TAFE SA has had a 15 per cent increase in 4 years for students aged over 45, as older workers seek career changes.

I believe TAFE can be a bridge between the regions and our cities.

  • Tackling youth unemployment where it is highest

  • Offering opportunity for students in the bush to study locally.

  • Building links with local industry to maximise the chances of young people in the regions to get a career


Hunter TAFE, for example, the largest regional vocational education and training facility in Australia, offers free Business Health Checks for local businesses to determine the right mix of courses to meet business needs.

And to ensure graduates gain work-ready skills to suit local employers.

In Victoria, the Andrews Government is reinvesting in TAFE.

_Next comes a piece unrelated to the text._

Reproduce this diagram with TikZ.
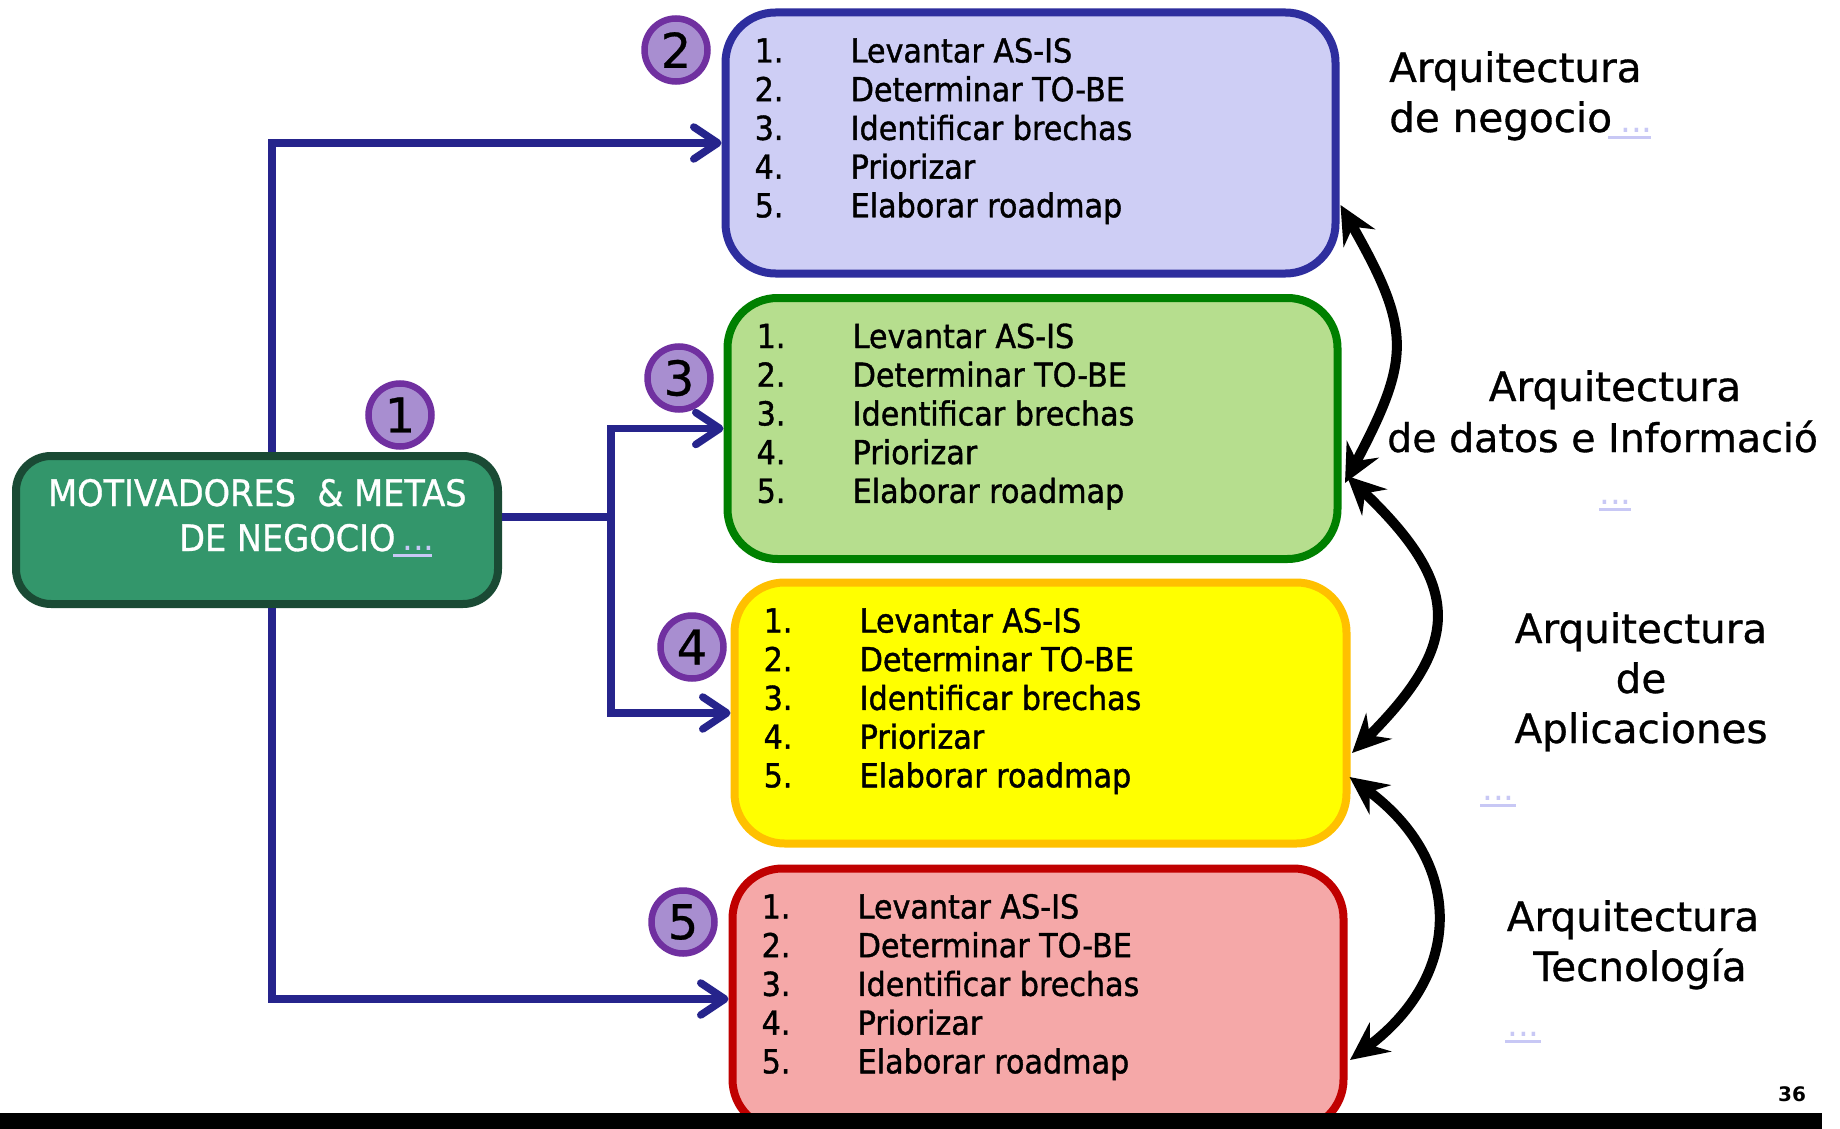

Mildura’s SuniTAFE, is now building partnerships with the local food production industry, which employs around 12,000 people in the region.

And I believe TAFE can be a bridge between the old economy, and the new.

  • A pivot-point for industries and workforces in transition.

  • A constant source of upskilling and adaptive knowledge, boosting our productivity and competitiveness.

  • In our regions especially, an accessible, affordable training provider.

  • And a signal of a new national mindset: a focus on preparing the next generation for the jobs of the future.


All of this demands energy and urgency.

In just five years, two-thirds of all jobs created in Australia will require a diploma qualification or higher.

Before our eyes, whole industries are changing their profile – just consider manufacturing.

45 per cent of Australians who currently work in manufacturing don’t have a qualification beyond secondary school.

Yet nearly 90 per cent of all new manufacturing jobs require one.

And this is just part of a bigger global story.

Australia is a fair wage nation, in a low wage region.

And as the economies around us transform and industrialise, the competition for low-skill, low-wage work will only accelerate.

But this is not a race Australia should rush to join.

We can’t compete on volumes, on quantity, or on wages with our neighbours.

They will always have more people, willing to do more work, for less money.

And the low-skill, low-wage road is not a sustainable path to the future – it’s a dead-end.

In the next 10 years, around the world, there’ll be 100 million unskilled workers who won’t be able to find unskilled jobs.

And there’ll be 40 million skilled jobs, without skilled workers to fill them.

The answer for us, as a nation, is to get smarter.

To be a value-adding country, engaged in advanced manufacturing.

A quality link, in a global supply chain.

To invest in skills, training and technology.

To prepare our people for the good jobs of the future, the jobs with a future.

And TAFE is at the very heart of this.

TAFE is what will help our people adapt to new technologies, identify opportunities and thrive in an era of automation.

TAFE will help Australians design, refine, operate and maintain machines, instead of being replaced by them.